YOUR GOAL ::
Skip the pictures. Set down, word for word, the lines from the start of the material up to and including the line with "radius=163, y radius=69];".

Figure scripts
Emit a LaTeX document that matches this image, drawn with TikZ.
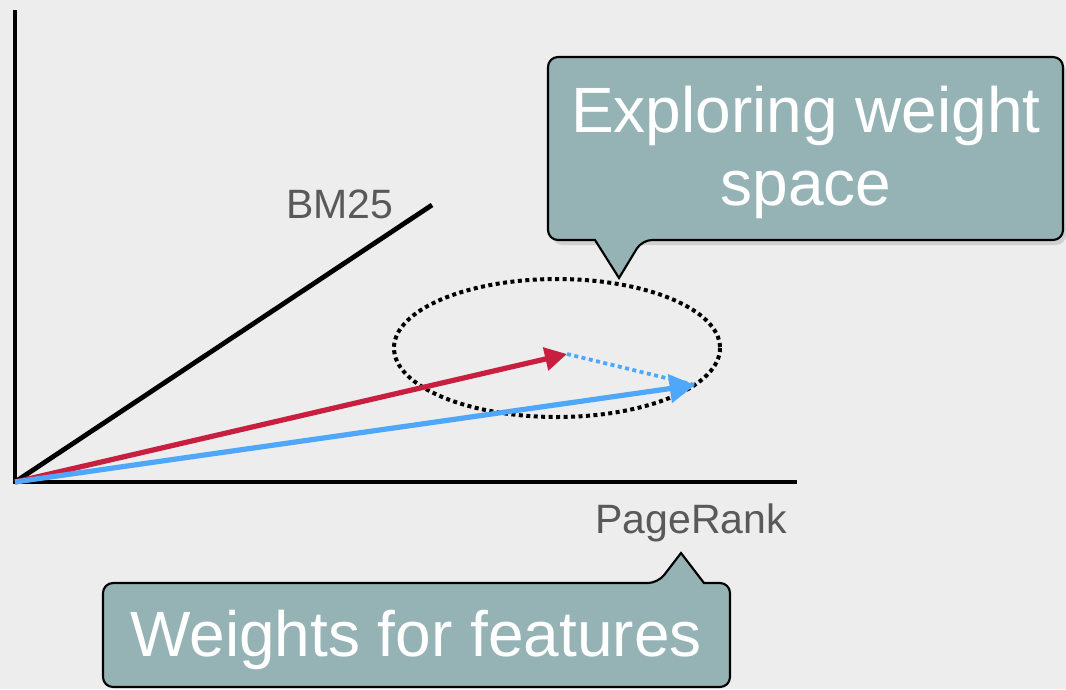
\documentclass[tikz,border=0pt]{standalone}
\usepackage{fontspec}
\setmainfont{Liberation Sans}
\usetikzlibrary{arrows.meta}
\definecolor{bg}{RGB}{236,237,236}
\definecolor{calloutfill}{RGB}{149,179,181}
\definecolor{redvec}{RGB}{200,30,64}
\definecolor{bluevec}{RGB}{78,167,248}
\definecolor{labelgray}{RGB}{89,89,89}
\tikzset{
  axis/.style={line width=3.6pt, line cap=butt},
  vec/.style={line width=3.9pt},
  callout/.style={draw=black, line width=1.6pt, fill=calloutfill, line join=miter},
  shadowpath/.style={fill=black, opacity=0.12},
  bigtext/.style={text=white, font=\fontsize{48}{56}\selectfont, inner sep=0pt, anchor=base},
  axislabel/.style={text=labelgray, font=\fontsize{30.75}{36}\selectfont, inner sep=0pt, anchor=base west},
  dotline/.style={dash pattern=on 3pt off 2.6pt},
}
\begin{document}
\begin{tikzpicture}[x=0.75pt, y=-0.75pt]
\fill[bg] (0,0) rectangle (1066,689);
\useasboundingbox (0,0) rectangle (1066,689);

% axes
\coordinate (O) at (15,482);
\coordinate (ytop) at (15,10);
\coordinate (xend) at (797,482);
\coordinate (bmend) at (432,205);
\draw[axis] (ytop) -- (15,484);
\draw[axis] (13,482) -- (xend);
\draw[axis] (O) -- (bmend);

% labels
\node[axislabel] (bm) at (286,218) {BM25};
\node[axislabel] (pr) at (595,533) {PageRank};

% ellipse
\coordinate (ec) at (557,348);
\draw[line width=3pt, dotline] (ec) ellipse [x radius=163, y radius=69];

% vectors
\coordinate (rtip) at (567,354);
\coordinate (btip) at (695,385);
\draw[bluevec, line width=2.8pt, dotline] (rtip) -- (btip);
\draw[vec, redvec, -{Triangle[length=16.5pt, width=17pt]}] (O) -- (rtip);
\draw[vec, bluevec, -{Triangle[length=19pt, width=21pt]}] (O) -- (btip);

% top callout
\fill[shadowpath] (552,62) [rounded corners=7.5pt] -- (1066,62) -- (1066,245) -- (552,245) -- cycle;
\draw[callout] (619,278) -- (595,240) [rounded corners=7.5pt] -- (548,240) -- (548,57) -- (1063,57) -- (1063,240) -- (642,240) [sharp corners] -- cycle;
\node[bigtext] (t1) at (806,132) {Exploring weight};
\node[bigtext] (t2) at (806,205) {space};

% bottom callout
\draw[callout] (681,553) -- (704,583) [rounded corners=7.5pt] -- (730,583) -- (730,687) -- (103,687) -- (103,583) -- (658,583) [sharp corners] -- cycle;
\node[bigtext] (w) at (416,656) {Weights for features};
\end{tikzpicture}
\end{document}
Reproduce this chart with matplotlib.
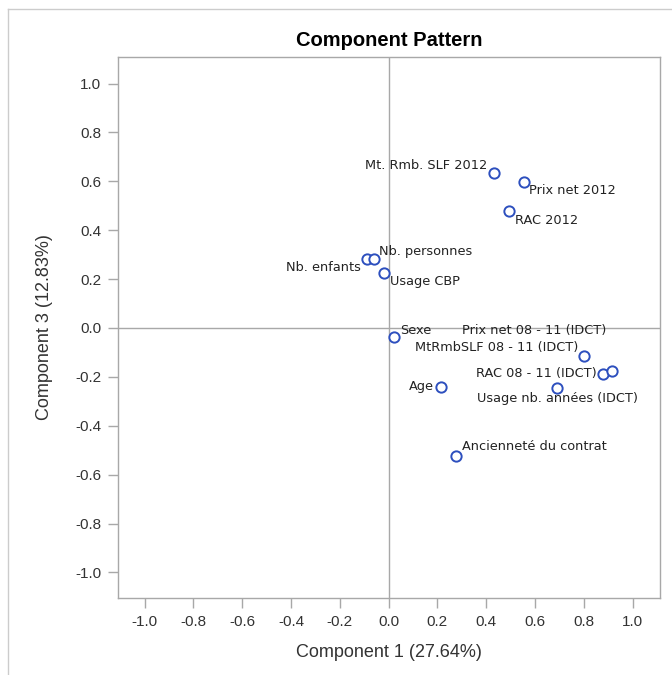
import matplotlib
matplotlib.use("Agg")
import matplotlib.pyplot as plt
from matplotlib.lines import Line2D

plt.rcParams['font.family'] = ['Liberation Sans', 'DejaVu Sans']

# Data
labels = ["Mt. Rmb. SLF 2012", "Prix net 2012", "RAC 2012", "Nb. enfants",
          "Nb. personnes", "Usage CBP", "Sexe", "MtRmbSLF 08 - 11 (IDCT)",
          "RAC 08 - 11 (IDCT)", "Prix net 08 - 11 (IDCT)",
          "Usage nb. années (IDCT)", "Age", "Ancienneté du contrat"]
comp1 = [0.433, 0.554, 0.493, -0.087, -0.058, -0.017, 0.024, 0.802,
         0.880, 0.916, 0.691, 0.214, 0.276]
comp3 = [0.633, 0.598, 0.478, 0.282, 0.282, 0.225, -0.038, -0.113,
         -0.188, -0.177, -0.246, -0.240, -0.523]
ticks = [-1.0, -0.8, -0.6, -0.4, -0.2, 0.0, 0.2, 0.4, 0.6, 0.8, 1.0]

# label placement (pixel offsets, alignment)
offsets = [(-7, 8, 'right'), (5, -9, 'left'), (6, -9, 'left'), (-6, -8, 'right'),
           (5, 8, 'left'), (6, -9, 'left'), (6, 7, 'left'), (-6, 8, 'right'),
           (-7, 0, 'right'), (-6, 41, 'right'), (0, -10, 'center'),
           (-7, 0, 'right'), (6, 9, 'left')]

W, H = 672, 675
fig = plt.figure(figsize=(W / 100, H / 100), dpi=100)
ax = fig.add_axes([117.7 / W, 1 - 598.3 / H, (660 - 117.7) / W, (598.3 - 56.7) / H])

gray = '#A8A8A8'
ax.axhline(0, color=gray, lw=1, zorder=1)
ax.axvline(0, color=gray, lw=1, zorder=1)

ax.scatter(comp1, comp3, s=55, facecolors='white', edgecolors='#2D4FBE',
           linewidths=1.4, zorder=3)

for lab, x, y, (dx, dy, ha) in zip(labels, comp1, comp3, offsets):
    ax.annotate(lab, (x, y), xytext=(dx, dy), textcoords='offset pixels',
                ha=ha, va='center', fontsize=9.3, color='#222222', zorder=4,
                family='DejaVu Sans')

ax.set_xlim(-1.11, 1.112)
ax.set_ylim(-1.106, 1.11)
ax.set_xticks(ticks)
ax.set_yticks(ticks)
ax.set_xticklabels([f"{t:.1f}" for t in ticks])
ax.set_yticklabels([f"{t:.1f}" for t in ticks])
for s in ax.spines.values():
    s.set_color(gray)
    s.set_linewidth(1)
ax.tick_params(axis='both', direction='out', length=7, width=1, color=gray,
               labelsize=11, labelcolor='#333333', pad=5)

ax.set_xlabel("Component 1 (27.64%)", fontsize=13, color='#333333', labelpad=11)
ax.set_ylabel("Component 3 (12.83%)", fontsize=13, color='#333333', labelpad=16)
ax.set_title("Component Pattern", fontsize=14.5, fontweight='bold', pad=8)

# outer border
fig.add_artist(Line2D([8 / W, 8 / W], [0, 1 - 9 / H], transform=fig.transFigure,
                      color='#CCCCCC', lw=1))
fig.add_artist(Line2D([8 / W, 1], [1 - 9 / H, 1 - 9 / H], transform=fig.transFigure,
                      color='#CCCCCC', lw=1))

fig.savefig("out.png", dpi=100)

ANSWER FOR THE TASK ::
Emit a LaTeX document that matches this image, drawn with TikZ.
\documentclass[tikz,border=0pt]{standalone}
\usepackage{fontspec}
\setmainfont{Liberation Sans}
\usetikzlibrary{arrows.meta}
\definecolor{bg}{RGB}{236,237,236}
\definecolor{calloutfill}{RGB}{149,179,181}
\definecolor{redvec}{RGB}{200,30,64}
\definecolor{bluevec}{RGB}{78,167,248}
\definecolor{labelgray}{RGB}{89,89,89}
\tikzset{
  axis/.style={line width=3.6pt, line cap=butt},
  vec/.style={line width=3.9pt},
  callout/.style={draw=black, line width=1.6pt, fill=calloutfill, line join=miter},
  shadowpath/.style={fill=black, opacity=0.12},
  bigtext/.style={text=white, font=\fontsize{48}{56}\selectfont, inner sep=0pt, anchor=base},
  axislabel/.style={text=labelgray, font=\fontsize{30.75}{36}\selectfont, inner sep=0pt, anchor=base west},
  dotline/.style={dash pattern=on 3pt off 2.6pt},
}
\begin{document}
\begin{tikzpicture}[x=0.75pt, y=-0.75pt]
\fill[bg] (0,0) rectangle (1066,689);
\useasboundingbox (0,0) rectangle (1066,689);

% axes
\coordinate (O) at (15,482);
\coordinate (ytop) at (15,10);
\coordinate (xend) at (797,482);
\coordinate (bmend) at (432,205);
\draw[axis] (ytop) -- (15,484);
\draw[axis] (13,482) -- (xend);
\draw[axis] (O) -- (bmend);

% labels
\node[axislabel] (bm) at (286,218) {BM25};
\node[axislabel] (pr) at (595,533) {PageRank};

% ellipse
\coordinate (ec) at (557,348);
\draw[line width=3pt, dotline] (ec) ellipse [x radius=163, y radius=69];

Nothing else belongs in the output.